February is National Cherry Month! This good-for-you, red fruit is largely produced in Door County Wisconsin. No fruit is more closely identified with Door County than the cherry; it’s delicate and unique, and too intoxicating to resist.

Cherry Production in Wisconsin

In 1896, horticulture professors Hatch & Goff began planting cherry trees on land stretching north of Sturgeon Bay. One by one, new orchards were planted father north on the Door Peninsula by people who believed in Door County’s fitness for growing fruit. By 1909, the bountiful cherry crops had received national attention and a boom in fruit growing began.

Many farms started planting hundreds of acres. Sturgeon Bay Orchard & Nursery Company was the first large cherry farm to call the area home. Years later, over 3,200 acres of cherries had been planted. By 1917, it took around 230 railroad cars to haul the harvest to markets.

With the prediction of a large cherry crop in 1919, pickers were recruited and brought in by train and steamboat. With the Fruit Growers Canning Company, larger amounts of cherries could be handled in a day. By the time cherries expanded to over 10,000 acres, it became a challenge to maintain a large enough workforce. The Peninsular Station started an active program with the UW-Agricultural Engineering Department to develop a mechanical cherry harvester.

Today, a mechanical cherry shaker can harvest 60-100 trees in an hour. After shaking, the cherries are immediately cooled in chilled water to preserve freshness. Some are sweetened or left unsweetened, and then frozen to preserve the outstanding quality of the Wisconsin red tart cherry.

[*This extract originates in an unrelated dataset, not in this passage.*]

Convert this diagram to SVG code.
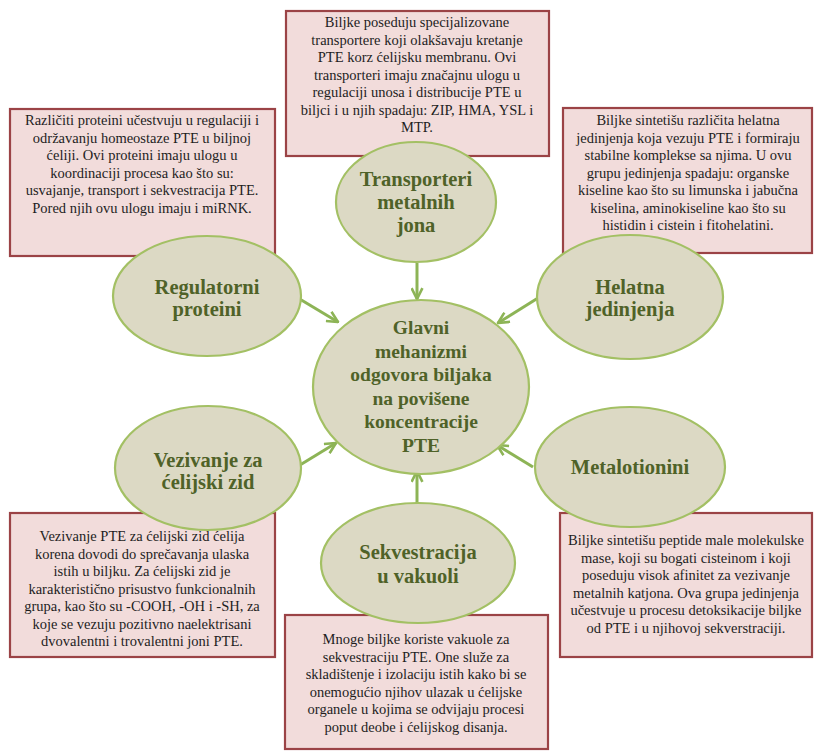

Most cherries grown in Wisconsin are tart cherries, as they are hardy enough to survive cold Wisconsin winters. Tart cherries are seldom eaten fresh, but instead are used in pies and jams. When selecting cherries, look for those that are large, firm, and have even, deep-red coloring.

Health Benefits

The health benefits of tart cherries range from heart disease and cancer prevention to sleep enhancement, and much more. Ongoing research has shown that daily consumption of these tart cherries has the potential to reduce the pain associated with arthritis and gout. Not only that, but the significant levels of melatonin in these tart cherries improve sleeping, wakefulness during the daytime and function as an antioxidant. Cherries destroy free radicals in your body which cause cancer and other diseases. There is no better way to maintain a healthy lifestyle than the consumption of this tasty fruit.

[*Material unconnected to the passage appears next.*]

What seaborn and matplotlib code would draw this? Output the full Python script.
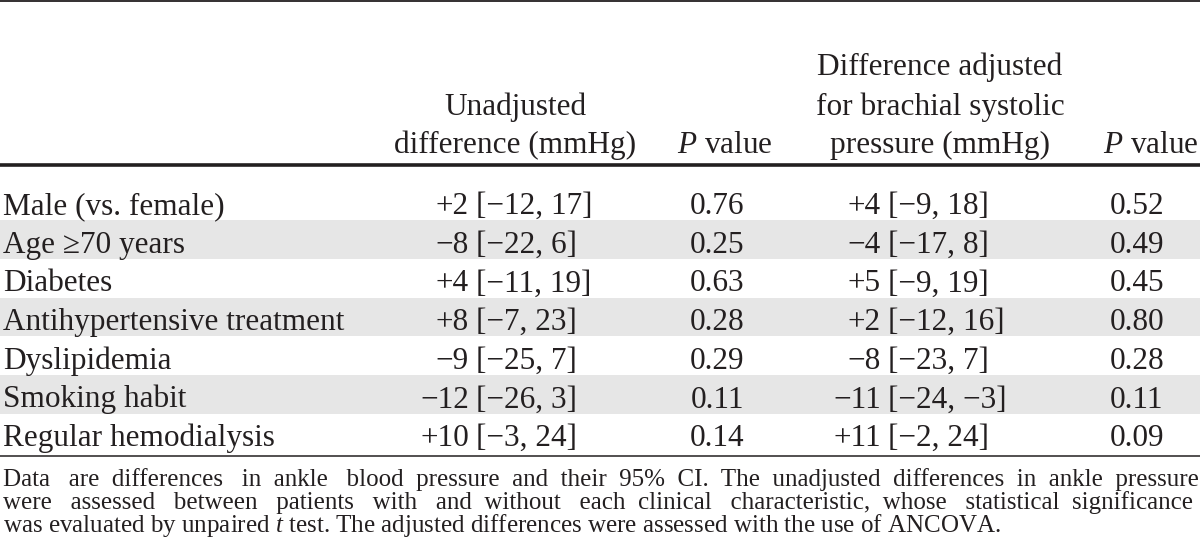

Cherries are known for their heart-health benefits, specifically low calories, loads of fiber, vitamins, minerals and nutrients. This long-stemmed fruit delivers potassium, magnesium and calcium, too. Cherries are a high source of antioxidants that help combat stress, chronic diseases and premature aging. In addition, cherries effectively reduce inflammation and promote overall health.

Importance to Wisconsin

Door County’s cooler spring months and unique soil composition make it an ideal spot for growing cherries. Early farmers in the county observed this and developed some of the earliest and largest fruit orchards in the state. Some of the biggest names in the county – such as Seaquist, Lautenbach and Zettel – got their start with a modest grove of cherry trees, eventually making the words “Door County” synonymous with “cherries.”

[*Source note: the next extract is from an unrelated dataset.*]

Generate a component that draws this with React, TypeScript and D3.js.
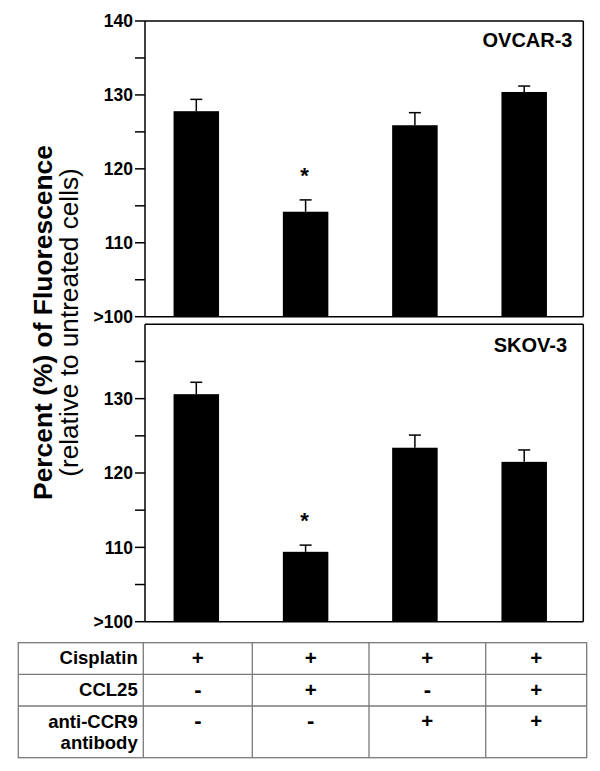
import React from 'react';
import * as d3 from 'd3';

// ---- data ----
const conditions = ['A', 'B', 'C', 'D'];
const ovcarMeans = [127.8, 114.2, 125.9, 130.4];
const ovcarErrors = [1.6, 1.6, 1.7, 0.8];
const skovMeans = [130.6, 109.4, 123.4, 121.5];
const skovErrors = [1.6, 0.9, 1.7, 1.6];
const significant = [false, true, false, false];
const yTicks = [100, 105, 110, 115, 120, 125, 130, 135, 140];
const yMajorLabels: Record<number, string> = { 100: '>100', 110: '110', 120: '120', 130: '130', 140: '140' };
const rowLabels = [['Cisplatin'], ['CCL25'], ['anti-CCR9', 'antibody']];
const cisplatinRow = ['+', '+', '+', '+'];
const ccl25Row = ['-', '+', '-', '+'];
const antiCCR9Row = ['-', '-', '+', '+'];
const tableRows = [cisplatinRow, ccl25Row, antiCCR9Row];

const FONT = '"Liberation Sans", Arial, Helvetica, sans-serif';

// ---- layout ----
const AX_LEFT = 145;
const AX_RIGHT = 583.3;
const BAR_W = 45.5;
const panels = [
  { name: 'OVCAR-3', means: ovcarMeans, errors: ovcarErrors, top: 21, bottom: 316.7, showTop: true, labelX: 572.5, labelDy: 25.7 },
  { name: 'SKOV-3', means: skovMeans, errors: skovErrors, top: 324.3, bottom: 621.7, showTop: false, labelX: 567, labelDy: 27.4 },
];
const tableLeft = 18.3;
const tableCols = [143.3, 252.3, 369, 485.7, 586.7];
const tableRowsY = [642.7, 674.3, 706, 757.7];

export default function App() {
  const x = d3.scalePoint<string>().domain(conditions).range([196.3, 524.2]);
  return (
    <div style={{ position: 'absolute', left: 0, top: 0 }}>
      <svg width={600} height={771} style={{ display: 'block', background: '#fff' }} fontFamily={FONT}>
        <rect x={0} y={0} width={600} height={771} fill="#fff" />
        {/* Y title */}
        <text
          transform={`translate(51.5,322.5) rotate(-90)`}
          textAnchor="middle"
          fontWeight="bold"
          fontSize={26.4}
          fill="#000"
        >
          Percent (%) of Fluorescence
        </text>
        <text transform={`translate(77.5,322.5) rotate(-90)`} textAnchor="middle" fontSize={26.2} fill="#000">
          (relative to untreated cells)
        </text>
        {panels.map((p, pi) => {
          const y = d3.scaleLinear().domain([100, 140]).range([p.bottom, p.top]);
          return (
            <g key={pi}>
              {/* bars */}
              {conditions.map((c, i) => {
                const cx = x(c)!;
                const yv = y(p.means[i]);
                const ye = y(p.means[i] + p.errors[i]);
                return (
                  <g key={c}>
                    <rect x={cx - BAR_W / 2} y={yv} width={BAR_W} height={p.bottom - yv} fill="#000" />
                    <line x1={cx} x2={cx} y1={yv} y2={ye} stroke="#000" strokeWidth={1.5} />
                    <line x1={cx - 6} x2={cx + 6} y1={ye} y2={ye} stroke="#000" strokeWidth={1.5} />
                    {significant[i] && (
                      <text x={cx - 1} y={ye - 17} textAnchor="middle" fontWeight="bold" fontSize={22} fill="#000">
                        *
                      </text>
                    )}
                  </g>
                );
              })}
              {/* frame */}
              <line x1={AX_LEFT} x2={AX_LEFT} y1={p.top} y2={p.bottom} stroke="#000" strokeWidth={1.5} />
              <line x1={AX_LEFT} x2={AX_RIGHT} y1={p.top} y2={p.top} stroke="#000" strokeWidth={1.5} />
              <line x1={AX_RIGHT} x2={AX_RIGHT} y1={p.top} y2={p.bottom} stroke="#000" strokeWidth={1.5} />
              <line x1={AX_LEFT} x2={AX_RIGHT} y1={p.bottom} y2={p.bottom} stroke="#000" strokeWidth={1.5} />
              {/* ticks */}
              {yTicks
                .filter((t) => p.showTop || t !== 140)
                .map((t) => (
                  <g key={t}>
                    <line x1={AX_LEFT - 10} x2={AX_LEFT} y1={y(t)} y2={y(t)} stroke="#000" strokeWidth={1.5} />
                    {yMajorLabels[t] && (
                      <text
                        x={133}
                        y={y(t)}
                        dy="0.36em"
                        textAnchor="end"
                        fontWeight="bold"
                        fontSize={17.5}
                        fill="#000"
                      >
                        {yMajorLabels[t]}
                      </text>
                    )}
                  </g>
                ))}
              <text x={p.labelX} y={p.top + p.labelDy} textAnchor="end" fontWeight="bold" fontSize={20} fill="#000">
                {p.name}
              </text>
            </g>
          );
        })}
        {/* table */}
        <g>
          <rect
            x={tableLeft}
            y={tableRowsY[0]}
            width={tableCols[tableCols.length - 1] - tableLeft}
            height={tableRowsY[tableRowsY.length - 1] - tableRowsY[0]}
            fill="none"
            stroke="#7a7a7a"
            strokeWidth={1.3}
          />
          {tableRowsY.slice(1, -1).map((ry, i) => (
            <line key={i} x1={tableLeft} x2={tableCols[tableCols.length - 1]} y1={ry} y2={ry} stroke="#7a7a7a" strokeWidth={1.3} />
          ))}
          {tableCols.slice(0, -1).map((cx, i) => (
            <line key={i} x1={cx} x2={cx} y1={tableRowsY[0]} y2={tableRowsY[tableRowsY.length - 1]} stroke="#7a7a7a" strokeWidth={1.3} />
          ))}
          {rowLabels.map((lines, ri) => (
            <text key={ri} textAnchor="end" fontWeight="bold" fontSize={18.5} fill="#000">
              {lines.map((ln, li) => (
                <tspan key={li} x={137.7} y={tableRowsY[ri] + 21.6 + li * 21.8}>
                  {ln}
                </tspan>
              ))}
            </text>
          ))}
          {tableRows.map((row, ri) =>
            row.map((s, ci) => (
              <text
                key={`${ri}-${ci}`}
                x={(tableCols[ci] + tableCols[ci + 1]) / 2}
                y={tableRowsY[ri] + 22.3}
                textAnchor="middle"
                fontWeight="bold"
                fontSize={s === '+' ? 20.5 : 22}
                fill="#000"
              >
                {s}
              </text>
            ))
          )}
        </g>
      </svg>
    </div>
  );
}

Cherries not only played a big role in the economy of Door County, but they also expanded the local culture by attracting workers from afar, including Texas, Mexico, Jamaica and Haiti. The workers came during the busy harvest period and brought along their cooking and language to share with residents and workers.

Technological advances eventually made picking easier and there was no longer a need for an influx of workers, but memories of those early experiences still live on through stories and culture. Nowadays, visitors and locals love to make picking cherries an annual tradition at many of the local orchards that offer “pick your own” buckets.

Join in the celebration this month and participate in ways to incorporate more cherries in your life!